In 2021, Prachakul presented her first U.S. solo exhibition at San Francisco's Friends Indeed Gallery, titled 14 Years—a reference to the period in which Prachakul painted before gaining wider recognition upon receiving the BP Portrait Award. Featuring eight large-scale portraits—two of which were self-portraits, with the remainder depicting the artist's friends and family—the exhibition presented a contemporary representation of the Asian diaspora as witnessed by the artist, unfolding subtle hints of personalities and moments in everyday lives through dress, spaces inhabited, and relationships shared.
3 Brothers (2020) depicts three men sharing wine in a corner of a room with a distinct checkerboard-patterned floor, one playing guitar while smiling towards the viewer. A Conversation with Apichatpong (2020) captures the artist's friend, filmmaker Apichatpong Weerasethakul, sitting alone in a restaurant with bright red interior and furniture, with multiple empty glasses revealing those who shared a table with him. Stand-by (2020) shows a stylish woman sitting cross-legged on a suitcase inside an airport, the head of the figure standing next to her cropped from the composition.

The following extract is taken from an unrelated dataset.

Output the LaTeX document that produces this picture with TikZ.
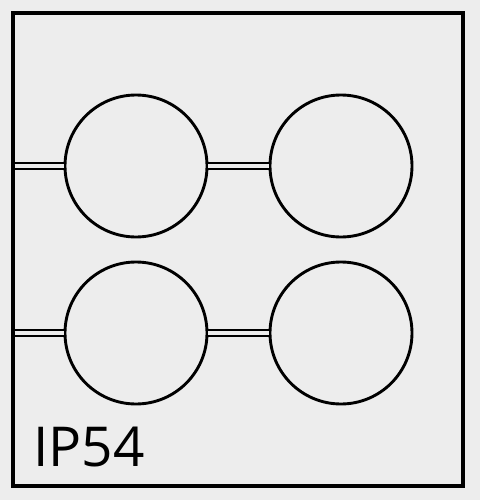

On 14 Years, Natasha Boas writes for Frieze: '... Prachakul's paintings have gained much attention for their representations of Asian identity—often less visible in contemporary art. Yet, while this focus is central to the artist's project, her desire to connect with and explore her own painterly subjectivity is equally insistent.'
Jiab Prachakul has presented in solo and group exhibitions in the U.S. and U.K.
Solo exhibitions include 14 Years, Friends Indeed Gallery, San Francisco (2021).
Group exhibitions include Frieze No. 9 Cork Street, Friends Indeed Gallery, San Francisco (2022); IRL (In Real Life), Timothy Taylor, London (2021); and Mother and Child, Friends Indeed Gallery, San Francisco (2021).